Sometimes that veil of anonymity is easy to pierce, such as when a DAF’s name includes the last, and sometimes the first, name of the funder. Other tactics used to determine the funder’s identity include matching giving patterns from the DAF with those of known donors. Funders may want to be anonymous, but as the fundraising professionals noted, sometimes funder anonymity was unintentional – a consequence of the way a DAF is set up.

Three: Entering DAF Grants. Nonprofit back-office staff often record they types of gift information traditionally found on paper checks… even if there is an accompanying note from the DAF advisor indicating who the funder is. As one fundraiser told the report authors, “We need to re-teach people how to open mail.”

The fundraisers recommend a two-track system of gift recognition. The first credits the DAF sponsor, and the second acknowledges, when possible, the individual donor, or at very least the DAF advisor. All of this information needs to be entered into a nonprofit’s donor relationship management system (DRM) – and acted upon.

Four: Thanking the Donor. A thank you from the nonprofit should go beyond sending a tax receipt. A personalized letter goes a long way toward relationship building with all parties that influence a donation. As noted in challenge three, this may require tweaking the DRM system.

Five: Understanding DAF Regulations. When acknowledging gifts, the nonprofit will make sure the gifts are compliant with IRS rules governing DAF donations, such as not being able to use DAF donations for tangible personal benefits beyond those that are part of basic stewardship efforts. Fundraisers can avoid headaches by making sure DAF advisors understand the rules governing what DAF donations can and cannot be used for. Paying for a gala dinner, for example, is a no-no, because the individual funder gets both the dinner and the deduction for having contributed to the DAF.

Six: Exchanging Information. Occasionally individual funders do not let nonprofit fundraisers know they will be giving through a DAF. As a result, the nonprofits do not always recognize gifts received. Nonprofit fundraisers make the donation and information linking process more transparent by having clear instructions on how to facilitate DAF gifts on their websites, making sure that the DAF name in addition to the funder name is collected and assisting DAF sponsors through the DAF donation process.

Are all these potential headaches worth the effort? Yes, the interviewed fundraisers indicate, both for the size of the potential donation pool mentioned earlier as well as the opportunity to grow that pool. The fundraisers highlighted four opportunities DAFs offer for boosting a nonprofit’s fortunes. These opportunities include:

* Signaling Intent and Capacity. Fundraisers view individuals who create DAFs as being especially committed to giving, as well as being wealthier than the average potential funder, although some noted these assumptions are changing as DAFs have become available to a larger funder universe. The main point, however, is that presence of a DAF eliminates the need for fundraisers to convince someone to give, and allows fundraisers to focus on directing where gifts should be bestowed. When an individual is identified as a DAF donor within an organization’s records, that individual may be a lucrative prospect for additional contributions.

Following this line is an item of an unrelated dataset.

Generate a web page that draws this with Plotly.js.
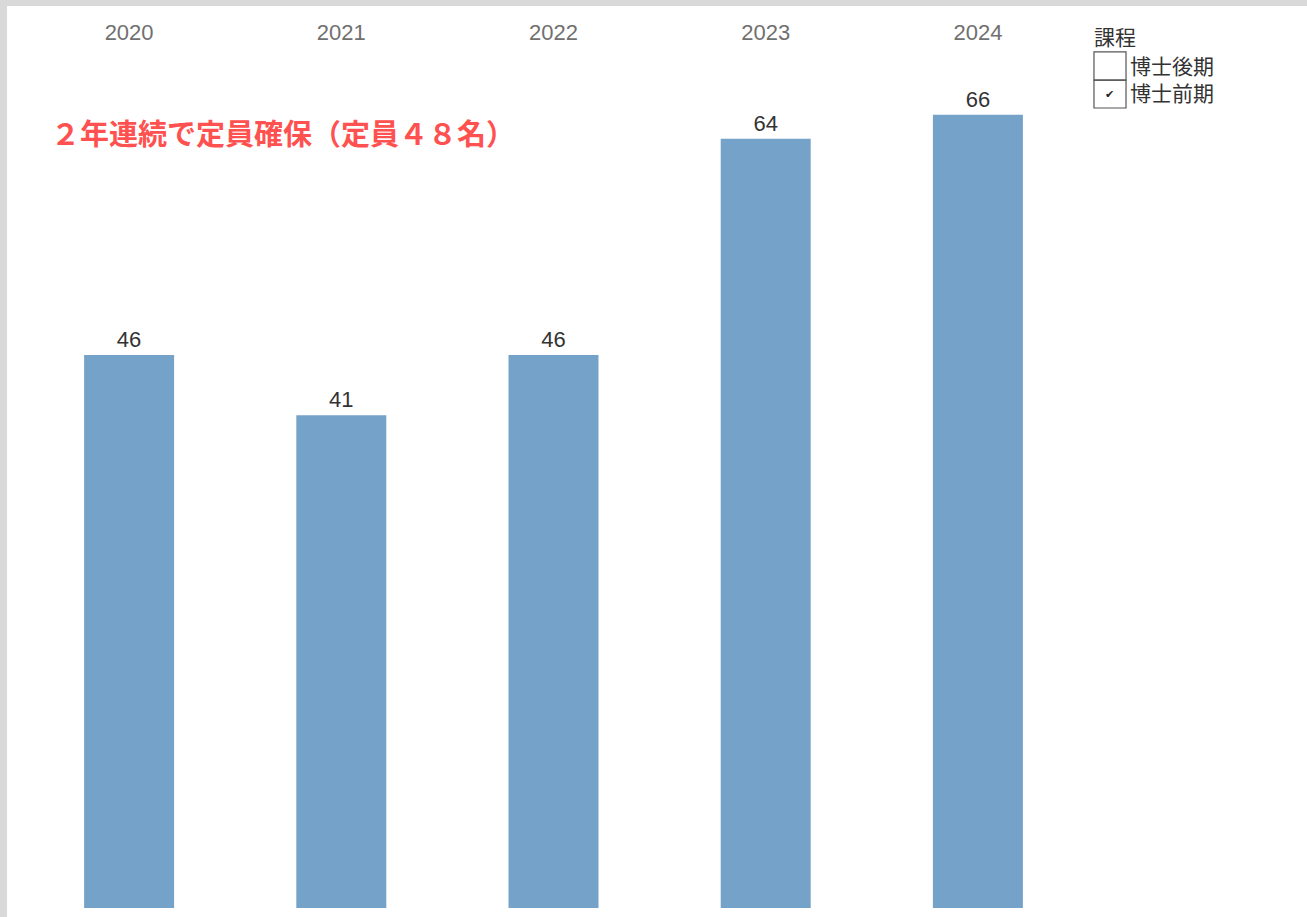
<!DOCTYPE html>
<html>
<head>
<meta charset="utf-8">
<script src="https://cdn.plot.ly/plotly-3.0.1.min.js"></script>
<style>
  html, body { margin: 0; padding: 0; background: #d9d9d9; width: 1307px; height: 917px; overflow: hidden; }
  #chart { position: absolute; left: 7px; top: 6px; width: 1300px; height: 911px; background: #fff; }
</style>
</head>
<body>
<div id="chart"></div>
<script>
const years = ['2020', '2021', '2022', '2023', '2024'];
const doctoralFirst = [46, 41, 46, 64, 66];   // 博士前期
const legendTitle = '課程';
const legendItems = ['博士後期', '博士前期'];
const legendChecked = [false, true];
const noteText = '２年連続で定員確保（定員４８名）';

const barColor = '#74a2c8';
const fontLatin = 'Arial, "Liberation Sans", "Noto Sans CJK JP", sans-serif';
const fontCJK = '"Noto Sans CJK JP", "Liberation Sans", sans-serif';

const trace = {
  type: 'bar',
  x: years,
  y: doctoralFirst,
  name: legendItems[1],
  marker: { color: barColor, line: { width: 0 } },
  text: doctoralFirst.map(String),
  textposition: 'outside',
  textfont: { family: fontLatin, size: 22, color: '#333333' },
  cliponaxis: false,
  hoverinfo: 'x+y',
  showlegend: false
};

// legend drawn as checkboxes (paper coords)
const shapes = [];
const annotations = [];
const boxX0 = 1.0094, boxX1 = 1.0396;
const rowTop = [0.9977, 0.9650];
const rowBot = [0.9650, 0.9324];
legendItems.forEach((name, i) => {
  shapes.push({
    type: 'rect', xref: 'paper', yref: 'paper',
    x0: boxX0, x1: boxX1, y0: rowBot[i], y1: rowTop[i],
    line: { color: '#555555', width: 1.2 }, fillcolor: 'rgba(0,0,0,0)'
  });
  if (legendChecked[i]) {
    annotations.push({
      xref: 'paper', yref: 'paper', x: (boxX0 + boxX1) / 2, y: (rowTop[i] + rowBot[i]) / 2,
      xanchor: 'center', yanchor: 'middle', showarrow: false,
      text: '<b>✔</b>', font: { family: '"DejaVu Sans", sans-serif', size: 11, color: '#222222' }
    });
  }
});
annotations.push({
  xref: 'paper', yref: 'paper', x: 1.0415, y: rowBot[0] + 0.002,
  xanchor: 'left', yanchor: 'middle', align: 'left', showarrow: false,
  text: legendItems.join('<br>'), font: { family: fontCJK, size: 21, color: '#333333' }
});
annotations.push({
  xref: 'paper', yref: 'paper', x: 1.0075, y: 1.0165,
  xanchor: 'left', yanchor: 'middle', showarrow: false,
  text: legendTitle, font: { family: fontCJK, size: 21, color: '#333333' }
});
annotations.push({
  xref: 'paper', yref: 'paper', x: 0.0245, y: 0.9045,
  xanchor: 'left', yanchor: 'middle', showarrow: false,
  text: '<b>' + noteText + '</b>', font: { family: fontCJK, size: 29, color: '#fe5150' }
});

const layout = {
  width: 1300, height: 911,
  margin: { l: 16, r: 223, t: 44, b: 9, pad: 0 },
  paper_bgcolor: '#ffffff',
  plot_bgcolor: '#ffffff',
  bargap: 0.576,
  showlegend: false,
  xaxis: {
    type: 'category',
    side: 'top',
    showgrid: false, zeroline: false, showline: false,
    ticks: '', ticklen: 0,
    tickfont: { family: fontLatin, size: 22, color: '#707070' },
    ticklabelstandoff: 5,
    fixedrange: true
  },
  yaxis: {
    range: [0, 71.38],
    visible: false,
    showgrid: false, zeroline: false,
    fixedrange: true
  },
  shapes: shapes,
  annotations: annotations
};

Plotly.newPlot('chart', [trace], layout, { displayModeBar: false, staticPlot: false });
</script>
</body>
</html>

* Engaging in Deeper Conversations. Funders who use DAFs are perceived as savvy strategic thinkers who are receptive to deeper conversations about giving strategies and benefits. They are seen as open to more sophisticated dialog regarding the measurable impact of their donations, and may want reassurances their contributions are being used effectively.

* Gathering Strategic Information. Soliciting contribution information from individual donors into their DAFs may yield insights into how each donor approaches funding. Some may be stockpiling funds within their DAFs with comparatively few disbursements, while others cycle funds in and out of their accounts. The report authors break DAF giving strategies into three buckets: Tubs, who move money in and out of their funds quickly (strategy: ask for an annual donation); Tanks, who move larges sums in and parcel it out over a few years (ask for an annual or major gift); and Towers, who put large sums in and spread their contributions out over longer periods (ask for an annual gift, but highlight planned gift options).

* Experiencing Confidence in Solicitation. As mentioned above, a DAF funder is one pre-disposed toward giving. As one fundraiser interviewed noted, she was emboldened in “asking for larger grants because [she knew] that the money’s available.” A DAF funder is also more likely to give outside the traditional annual cycles of giving, if properly approached.